For someone who has struggled with the whole concept of marriage all her life (for me, the true essence of “partnership” resonates with so much more meaning and promise), that when asked, by my clients, the rhetorical question: “what is love, anyway?” the desire to then pour out their innermost feelings has given me much food for thought.

Is love actually (no reference to the movie, intended!) more like an infatuation? Or even total obsession? How do we know? Can we ever be sure of this all-consuming feeling we call “love”?

What type of love is it that we have for our partner, or our mother or father, our siblings, our friends, our colleagues, or our role models and mentors? ….because it is all love, isn’t it? ….but love in a very different package…..depending on the relationship.

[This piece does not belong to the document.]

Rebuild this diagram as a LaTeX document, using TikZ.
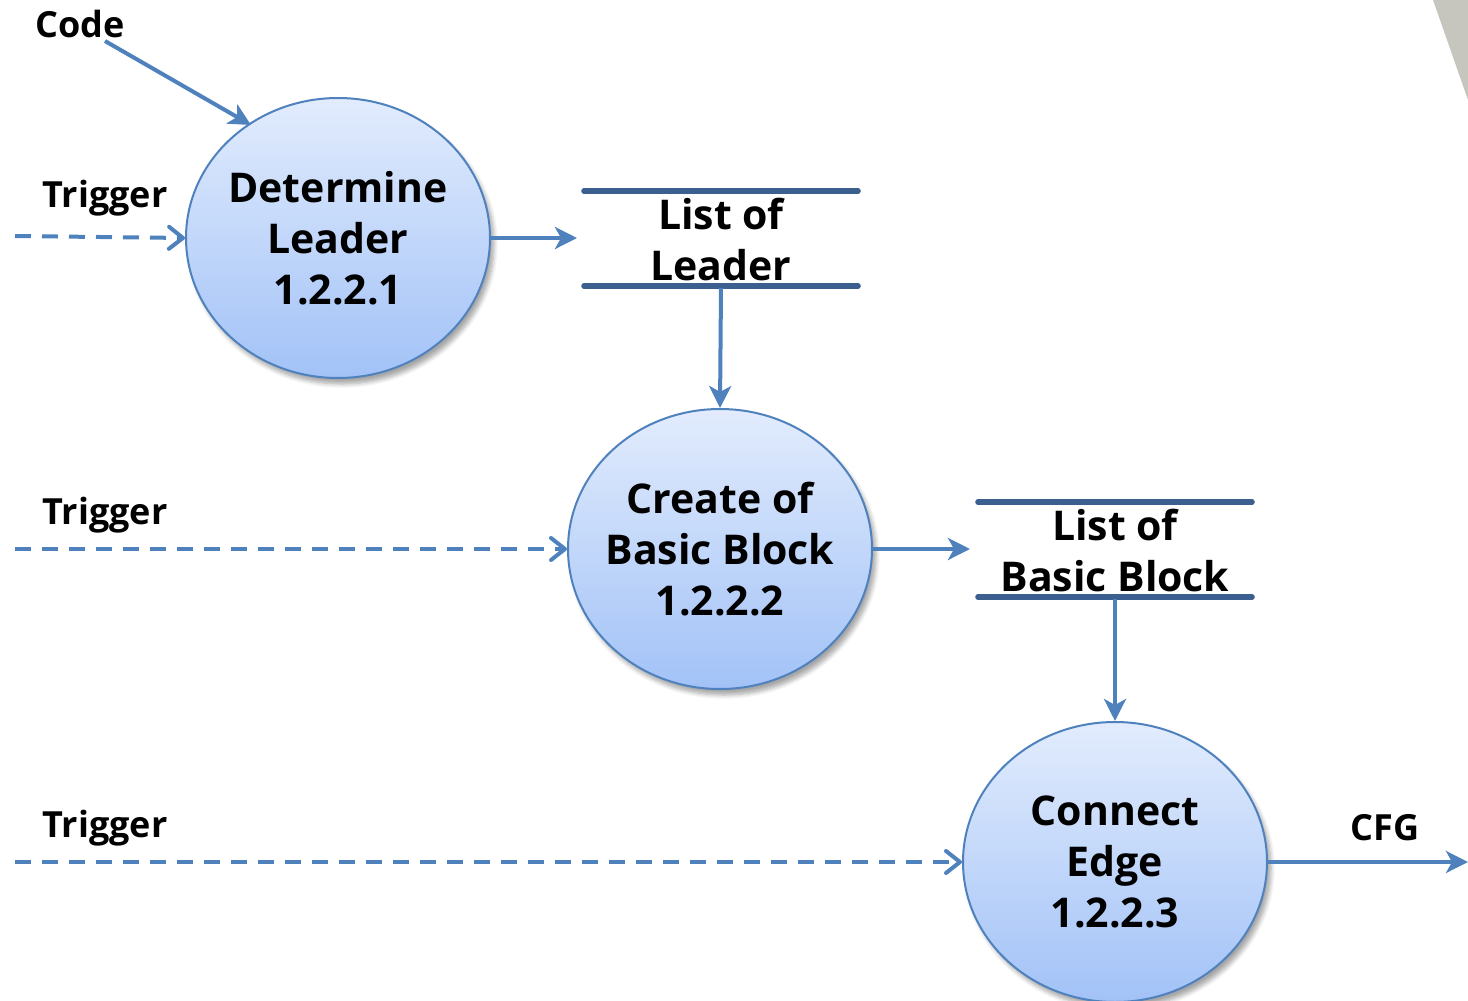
\documentclass[tikz,border=0pt]{standalone}
\usepackage{fontspec}
\setmainfont{Open Sans}
\usetikzlibrary{arrows.meta,shapes.geometric,shadows.blur}
\definecolor{lineblue}{HTML}{4F81BD}
\definecolor{storeblue}{HTML}{3B5F8F}
\definecolor{topfill}{HTML}{E2ECFD}
\definecolor{botfill}{HTML}{A2C2F7}
\definecolor{greyshape}{HTML}{C6C6BE}
\tikzset{
  proc/.style={ellipse, draw=lineblue, line width=1pt, top color=topfill, bottom color=botfill,
    minimum width=152pt, minimum height=140pt, inner sep=0pt,
    blur shadow={shadow xshift=2pt, shadow yshift=-3pt, shadow blur steps=6, shadow opacity=35}},
  proctext/.style={align=center, font=\fontsize{20.5}{25.5}\selectfont\bfseries, inner sep=0pt},
  storetext/.style={align=center, font=\fontsize{20.5}{25.5}\selectfont\bfseries, inner sep=0pt},
  storeline/.style={draw=storeblue, line width=2.8pt, line cap=round},
  flow/.style={draw=lineblue, line width=2pt, -{Stealth[length=11pt,width=11pt,inset=3pt]}},
  trig/.style={draw=lineblue, line width=2pt, dash pattern=on 8pt off 5.5pt, -{Straight Barb[length=7pt,width=11pt,line width=2pt,round]}},
  lbl/.style={font=\fontsize{18}{22}\selectfont\bfseries, inner sep=0pt},
}
\begin{document}
\begin{tikzpicture}[x=0.5pt,y=-0.5pt]
\useasboundingbox (0,0) rectangle (1468,1001);
\fill[greyshape] (1433,0) -- (1468,0) -- (1468,100) -- cycle;

\node[proc] (p1) at (338,238) {};
\node[proctext] (p1t) at (p1.center) {Determine\\Leader\\1.2.2.1};
\node[proc] (p2) at (720,549) {};
\node[proctext] (p2t) at (p2.center) {Create of\\Basic Block\\1.2.2.2};
\node[proc] (p3) at (1115,862) {};
\node[proctext] (p3t) at (p3.center) {Connect\\Edge\\1.2.2.3};

% store 1
\coordinate (s1tl) at (584,191); \coordinate (s1tr) at (858,191);
\coordinate (s1bl) at (584,286); \coordinate (s1br) at (858,286);
\coordinate (s1in) at (577,238); \coordinate (s1out) at (721,288);
\node[storetext] (s1) at (721,240) {List of\\Leader};
\draw[storeline] (s1tl) -- (s1tr);
\draw[storeline] (s1bl) -- (s1br);

% store 2
\coordinate (s2tl) at (978,502); \coordinate (s2tr) at (1252,502);
\coordinate (s2bl) at (978,597); \coordinate (s2br) at (1252,597);
\coordinate (s2in) at (970,549); \coordinate (s2out) at (1115,599);
\node[storetext] (s2) at (1115,551) {List of\\Basic Block};
\draw[storeline] (s2tl) -- (s2tr);
\draw[storeline] (s2bl) -- (s2br);

% labels
\node[lbl] (code) at (80,24) {Code};
\node[lbl] (t1) at (105,198) {Trigger};
\node[lbl] (t2) at (105,515) {Trigger};
\node[lbl] (t3) at (105,828) {Trigger};
\node[lbl] (cfg) at (1385,828) {CFG};

\coordinate (codestart) at (105,41);
\coordinate (codeend) at (251,125);
\coordinate (t1s) at (15,236);
\coordinate (t2s) at (15,549);
\coordinate (t3s) at (15,862);
\coordinate (cfgend) at (1468,862);

% flows
\draw[flow] (codestart) -- (codeend);
\draw[trig] (t1s) -- (p1.west);
\draw[trig] (t2s) -- (p2.west);
\draw[trig] (t3s) -- (p3.west);
\draw[flow] (p1.east) -- (s1in);
\draw[flow] (s1out) -- (p2.north);
\draw[flow] (p2.east) -- (s2in);
\draw[flow] (s2out) -- (p3.north);
\draw[flow] (p3.east) -- (cfgend);
\end{tikzpicture}
\end{document}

In some countries, we even see the language being used with completely different words in the vocabulary to describe the love we have for the various people in our lives.

We have the usual definition of Cupid’s Love, which many describe as an idealised notion of the love between two people…but what about all the other love we experience in our lives?…That which exists between friends, family members, companions, and even in those marriages, where despite the deficit of any overt or obvious love and affection, there is still some emotion that exists, strong enough to keep them together?

Notwithstanding any reference to the eternal triangle, there are indeed three components for us to consider when discussing the subject of love and how these enable this most complex of emotions to show up in its various forms. These three components are, firstly, intimacy (an honest, heart-to-heart or emotional connection), secondly, passion (a physical or lustful attraction) and finally, commitment (a mental rationale for one’s loyalty).

This table highlights the various permutations of these three components – what do you recognise in your relationships from the categories below? Does anything resonate?!?

Type of Love Intimacy Passion Commitment Who might this be?
None Love No No No Stranger?
Friendship Love Yes No No Workmate?
Infatuated Love No Yes No One-night stand?
Empty Love No No Yes Family member?
Romantic Love Yes Yes No Soulmate?
Companion Love Yes No Yes Best friend?
Fatuous Love No Yes Yes Bigamous spouse?
Consummate Love Yes Yes Yes Dream partner?

 

Whether in a relationship or not, to know you can look after and nurture yourself without needing another person to do it is healthy: only feeling safe when in a close, romantic relationship, is not.

Missing your partner when you’re away, even to a great extent, and being able to handle this by knowing you’ll be seeing them again soon enough is healthy: craving for your partner with a fierce and visceral need, is not.

Not relying on another person’s comments or approval to make you feel good about yourself is healthy: needing to hear, with constant regularity, that you are loved, admired and desired in order to gain a sense of self-worth, is not.

Being able to disentangle yourself from whatever is holding you back because you believe you deserve better is healthy: finding it difficult to walk away from a relationship even if it feels toxic or you know is damaging you, is not.

Whatever your view, whether cynical or pure, it is obviously the healthy pursuit of love that is key.